Sharing of Data: As explained, in order for a decent amount of results, results had to be shared in between students. This method is very unreliable since no one can be sure that everyone else is doing the experiment properly. This therefore meant that if one student did not follow the instructions properly his/her results could have been very inaccurate and therefore the results for the entire class would have suffered.
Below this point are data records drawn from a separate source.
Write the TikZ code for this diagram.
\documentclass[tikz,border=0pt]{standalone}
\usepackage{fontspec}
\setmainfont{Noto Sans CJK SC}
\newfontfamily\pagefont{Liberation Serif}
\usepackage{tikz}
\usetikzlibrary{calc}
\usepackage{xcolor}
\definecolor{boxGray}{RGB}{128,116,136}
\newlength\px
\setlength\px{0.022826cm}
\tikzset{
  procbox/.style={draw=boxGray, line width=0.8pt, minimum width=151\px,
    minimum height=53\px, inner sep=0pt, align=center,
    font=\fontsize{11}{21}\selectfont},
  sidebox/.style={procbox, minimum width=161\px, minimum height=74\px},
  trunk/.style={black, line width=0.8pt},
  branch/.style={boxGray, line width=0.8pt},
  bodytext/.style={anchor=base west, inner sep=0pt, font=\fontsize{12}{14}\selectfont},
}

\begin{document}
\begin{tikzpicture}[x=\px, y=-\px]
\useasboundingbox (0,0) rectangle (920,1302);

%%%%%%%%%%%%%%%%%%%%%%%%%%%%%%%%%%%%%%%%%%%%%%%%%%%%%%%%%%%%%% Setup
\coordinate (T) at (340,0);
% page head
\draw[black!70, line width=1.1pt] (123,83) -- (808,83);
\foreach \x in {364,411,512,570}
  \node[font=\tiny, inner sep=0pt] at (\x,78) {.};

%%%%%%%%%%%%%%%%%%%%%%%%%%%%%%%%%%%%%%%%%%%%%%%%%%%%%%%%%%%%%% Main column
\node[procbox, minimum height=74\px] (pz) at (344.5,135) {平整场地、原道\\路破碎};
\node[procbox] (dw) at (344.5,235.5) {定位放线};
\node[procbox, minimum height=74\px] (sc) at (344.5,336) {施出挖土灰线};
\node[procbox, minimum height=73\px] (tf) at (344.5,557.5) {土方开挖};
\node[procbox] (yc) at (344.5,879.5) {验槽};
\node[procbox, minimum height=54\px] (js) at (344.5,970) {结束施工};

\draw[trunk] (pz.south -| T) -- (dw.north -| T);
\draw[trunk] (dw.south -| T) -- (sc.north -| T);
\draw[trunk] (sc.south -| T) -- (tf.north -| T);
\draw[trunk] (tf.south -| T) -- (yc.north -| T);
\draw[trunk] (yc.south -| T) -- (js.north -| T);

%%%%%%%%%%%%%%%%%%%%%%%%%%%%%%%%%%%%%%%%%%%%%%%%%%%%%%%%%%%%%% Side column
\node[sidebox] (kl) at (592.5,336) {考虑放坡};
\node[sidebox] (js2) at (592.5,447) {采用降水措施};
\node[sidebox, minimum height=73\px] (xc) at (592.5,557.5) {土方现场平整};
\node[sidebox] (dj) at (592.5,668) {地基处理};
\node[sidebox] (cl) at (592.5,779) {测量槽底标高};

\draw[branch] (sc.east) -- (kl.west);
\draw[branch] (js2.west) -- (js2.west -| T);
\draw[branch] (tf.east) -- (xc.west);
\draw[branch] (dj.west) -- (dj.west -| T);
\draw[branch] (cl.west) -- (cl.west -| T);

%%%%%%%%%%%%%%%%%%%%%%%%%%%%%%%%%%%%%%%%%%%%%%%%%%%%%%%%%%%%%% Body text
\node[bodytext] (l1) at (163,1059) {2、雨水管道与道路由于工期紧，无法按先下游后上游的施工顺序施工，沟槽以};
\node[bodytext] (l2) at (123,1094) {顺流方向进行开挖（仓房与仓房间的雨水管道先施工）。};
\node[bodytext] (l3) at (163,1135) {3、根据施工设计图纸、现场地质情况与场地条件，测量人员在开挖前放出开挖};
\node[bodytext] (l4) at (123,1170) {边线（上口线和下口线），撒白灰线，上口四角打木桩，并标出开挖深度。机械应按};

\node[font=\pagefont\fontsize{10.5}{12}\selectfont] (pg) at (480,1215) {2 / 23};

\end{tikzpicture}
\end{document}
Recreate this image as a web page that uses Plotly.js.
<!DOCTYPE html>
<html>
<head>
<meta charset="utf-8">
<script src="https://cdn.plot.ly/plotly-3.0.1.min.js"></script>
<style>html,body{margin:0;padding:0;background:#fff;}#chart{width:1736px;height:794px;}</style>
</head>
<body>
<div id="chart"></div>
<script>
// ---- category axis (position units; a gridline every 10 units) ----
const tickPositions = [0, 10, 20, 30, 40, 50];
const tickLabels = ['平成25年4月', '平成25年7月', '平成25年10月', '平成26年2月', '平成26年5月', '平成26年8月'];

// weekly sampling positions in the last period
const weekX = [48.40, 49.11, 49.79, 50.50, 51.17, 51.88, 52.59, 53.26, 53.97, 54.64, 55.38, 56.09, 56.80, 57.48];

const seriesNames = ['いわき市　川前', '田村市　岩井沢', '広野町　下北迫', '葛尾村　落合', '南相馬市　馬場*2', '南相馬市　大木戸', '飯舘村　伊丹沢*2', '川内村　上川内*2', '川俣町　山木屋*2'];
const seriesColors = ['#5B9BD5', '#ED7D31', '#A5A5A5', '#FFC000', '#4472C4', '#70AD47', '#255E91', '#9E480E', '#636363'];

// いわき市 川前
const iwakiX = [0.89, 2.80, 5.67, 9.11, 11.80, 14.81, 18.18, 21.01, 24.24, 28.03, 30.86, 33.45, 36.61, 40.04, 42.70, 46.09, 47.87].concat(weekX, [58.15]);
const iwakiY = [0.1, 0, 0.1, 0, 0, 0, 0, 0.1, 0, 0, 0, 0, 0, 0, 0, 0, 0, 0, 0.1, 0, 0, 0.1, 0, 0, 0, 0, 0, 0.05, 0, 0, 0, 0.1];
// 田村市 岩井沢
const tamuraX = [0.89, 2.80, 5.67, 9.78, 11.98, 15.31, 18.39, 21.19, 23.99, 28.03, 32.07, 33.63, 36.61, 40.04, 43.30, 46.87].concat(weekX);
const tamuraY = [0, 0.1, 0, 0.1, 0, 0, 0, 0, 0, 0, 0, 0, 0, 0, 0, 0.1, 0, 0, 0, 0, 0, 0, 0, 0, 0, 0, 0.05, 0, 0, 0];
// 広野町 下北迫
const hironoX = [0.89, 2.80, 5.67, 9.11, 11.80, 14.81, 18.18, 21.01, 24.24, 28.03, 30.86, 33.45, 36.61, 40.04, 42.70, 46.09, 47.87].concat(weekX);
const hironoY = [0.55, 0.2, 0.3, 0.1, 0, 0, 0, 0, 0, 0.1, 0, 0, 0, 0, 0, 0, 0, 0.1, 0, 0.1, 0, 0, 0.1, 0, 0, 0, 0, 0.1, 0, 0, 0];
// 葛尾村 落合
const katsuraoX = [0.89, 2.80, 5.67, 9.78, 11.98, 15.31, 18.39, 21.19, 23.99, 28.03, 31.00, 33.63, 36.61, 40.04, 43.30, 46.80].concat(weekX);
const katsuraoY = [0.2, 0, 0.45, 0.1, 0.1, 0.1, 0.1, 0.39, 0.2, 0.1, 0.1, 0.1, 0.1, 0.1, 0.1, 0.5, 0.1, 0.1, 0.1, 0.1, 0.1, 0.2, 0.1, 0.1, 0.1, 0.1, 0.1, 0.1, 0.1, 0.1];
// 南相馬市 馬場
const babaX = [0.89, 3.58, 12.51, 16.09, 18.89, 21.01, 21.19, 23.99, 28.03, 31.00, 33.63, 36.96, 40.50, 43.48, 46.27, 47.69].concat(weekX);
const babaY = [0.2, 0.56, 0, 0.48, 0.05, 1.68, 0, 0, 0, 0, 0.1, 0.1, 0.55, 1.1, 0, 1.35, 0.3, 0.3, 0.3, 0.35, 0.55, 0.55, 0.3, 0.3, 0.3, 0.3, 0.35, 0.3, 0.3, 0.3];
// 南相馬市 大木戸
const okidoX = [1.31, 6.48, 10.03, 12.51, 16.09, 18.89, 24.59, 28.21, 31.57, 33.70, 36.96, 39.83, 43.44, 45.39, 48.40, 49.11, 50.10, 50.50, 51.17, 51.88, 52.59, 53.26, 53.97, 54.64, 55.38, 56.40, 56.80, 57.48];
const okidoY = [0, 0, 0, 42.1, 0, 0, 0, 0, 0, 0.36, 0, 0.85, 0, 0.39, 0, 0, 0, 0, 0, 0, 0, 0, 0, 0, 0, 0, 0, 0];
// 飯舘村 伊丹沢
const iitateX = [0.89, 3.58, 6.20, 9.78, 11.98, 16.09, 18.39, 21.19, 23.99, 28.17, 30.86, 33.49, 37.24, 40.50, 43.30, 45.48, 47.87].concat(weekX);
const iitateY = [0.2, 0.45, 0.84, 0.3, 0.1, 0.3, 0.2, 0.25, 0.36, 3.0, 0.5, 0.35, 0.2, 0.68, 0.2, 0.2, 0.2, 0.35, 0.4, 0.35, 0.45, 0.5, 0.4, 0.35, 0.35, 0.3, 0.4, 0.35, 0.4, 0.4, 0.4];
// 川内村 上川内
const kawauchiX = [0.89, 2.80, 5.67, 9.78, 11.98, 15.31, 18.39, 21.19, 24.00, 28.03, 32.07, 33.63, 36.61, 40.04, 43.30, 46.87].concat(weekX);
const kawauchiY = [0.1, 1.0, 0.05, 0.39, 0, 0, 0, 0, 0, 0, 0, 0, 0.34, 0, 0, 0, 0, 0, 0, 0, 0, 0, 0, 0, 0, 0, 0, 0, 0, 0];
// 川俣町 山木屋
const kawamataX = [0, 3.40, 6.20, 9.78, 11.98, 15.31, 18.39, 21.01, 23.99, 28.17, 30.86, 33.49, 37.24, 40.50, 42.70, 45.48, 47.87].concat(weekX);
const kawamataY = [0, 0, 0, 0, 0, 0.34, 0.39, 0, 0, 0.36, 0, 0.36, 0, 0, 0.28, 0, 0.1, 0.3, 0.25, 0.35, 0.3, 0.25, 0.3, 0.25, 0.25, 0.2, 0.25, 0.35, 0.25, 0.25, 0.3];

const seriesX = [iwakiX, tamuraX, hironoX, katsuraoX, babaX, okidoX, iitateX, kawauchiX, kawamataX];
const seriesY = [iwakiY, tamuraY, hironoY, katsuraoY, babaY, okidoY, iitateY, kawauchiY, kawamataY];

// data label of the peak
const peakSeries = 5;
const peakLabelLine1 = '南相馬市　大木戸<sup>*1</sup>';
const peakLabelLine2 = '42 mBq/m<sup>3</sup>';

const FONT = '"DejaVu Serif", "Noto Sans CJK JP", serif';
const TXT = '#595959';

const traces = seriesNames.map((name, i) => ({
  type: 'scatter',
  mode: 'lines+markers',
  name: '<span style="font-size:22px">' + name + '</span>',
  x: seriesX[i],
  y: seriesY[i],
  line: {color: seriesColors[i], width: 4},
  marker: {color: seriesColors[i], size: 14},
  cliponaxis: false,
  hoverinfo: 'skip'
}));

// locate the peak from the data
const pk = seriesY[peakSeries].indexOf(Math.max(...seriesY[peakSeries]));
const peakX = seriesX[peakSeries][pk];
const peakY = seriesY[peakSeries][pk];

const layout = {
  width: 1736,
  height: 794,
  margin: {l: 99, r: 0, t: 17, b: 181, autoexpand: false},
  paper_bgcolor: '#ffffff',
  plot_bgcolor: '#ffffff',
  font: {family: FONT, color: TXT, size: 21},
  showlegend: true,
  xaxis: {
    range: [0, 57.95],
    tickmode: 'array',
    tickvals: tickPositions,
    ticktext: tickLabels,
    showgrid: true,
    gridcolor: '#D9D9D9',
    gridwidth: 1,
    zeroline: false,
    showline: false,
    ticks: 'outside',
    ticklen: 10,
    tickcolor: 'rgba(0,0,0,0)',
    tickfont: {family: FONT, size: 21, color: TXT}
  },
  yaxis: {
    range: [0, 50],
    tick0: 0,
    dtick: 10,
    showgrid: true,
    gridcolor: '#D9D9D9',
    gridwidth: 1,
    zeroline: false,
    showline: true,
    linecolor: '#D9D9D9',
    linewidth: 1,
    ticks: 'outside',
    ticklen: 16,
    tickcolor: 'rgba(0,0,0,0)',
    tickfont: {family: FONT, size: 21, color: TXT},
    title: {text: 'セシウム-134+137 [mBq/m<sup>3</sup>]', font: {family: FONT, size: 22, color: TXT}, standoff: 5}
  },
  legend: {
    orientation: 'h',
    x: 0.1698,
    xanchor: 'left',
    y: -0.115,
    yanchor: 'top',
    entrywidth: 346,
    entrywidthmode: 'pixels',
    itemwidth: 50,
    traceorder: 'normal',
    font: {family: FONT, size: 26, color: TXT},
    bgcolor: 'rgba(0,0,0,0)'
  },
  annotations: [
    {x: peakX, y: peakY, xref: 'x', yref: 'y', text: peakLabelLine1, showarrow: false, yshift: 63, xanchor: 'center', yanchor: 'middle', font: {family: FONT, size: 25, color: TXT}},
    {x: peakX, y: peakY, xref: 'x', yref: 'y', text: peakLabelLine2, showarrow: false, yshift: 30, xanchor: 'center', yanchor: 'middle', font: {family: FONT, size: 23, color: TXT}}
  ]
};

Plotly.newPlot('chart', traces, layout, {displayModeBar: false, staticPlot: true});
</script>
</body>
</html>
Labeling of Liquids: An error in this practical was that not all of the liquids were properly labeled. Students were told where each liquid was in the room but not all of the prepared biurettes were properly labeled with the liquids inside of them students could have easily gotten confused. For example, since both the distilled water and the aqueous hydrochloric acid have the same colorless appearance, a student could easily get confused between the two and mix them up therefore leading to inaccurate mixtures therefore affecting our results.
Improvements:
Accuracy of Apparatus: As explained above, the use of the biurettes is a fairly accurate method of measuring out the liquids. However, more accurate apparatus could be used. For example, electronic flow meters would give even more accurate results.
Time Management: In order to allow students to get there own sets of results more time should have been allotted to this experiment so that each individual student could get there own results.
Sharing of Data: The sharing of data is very useful to get a wider range of values. However, when there is a very limited amount of results it can be more problematic than helpful. Therefore, if the above proposal is used data could still be shared because if one set of results was wrong it would have less of an effect on the overall results and it would stick out more.
Labelling of Liquids: In order to avoid confusion, all biurettes should have been properly labeled with the liquids that they contained.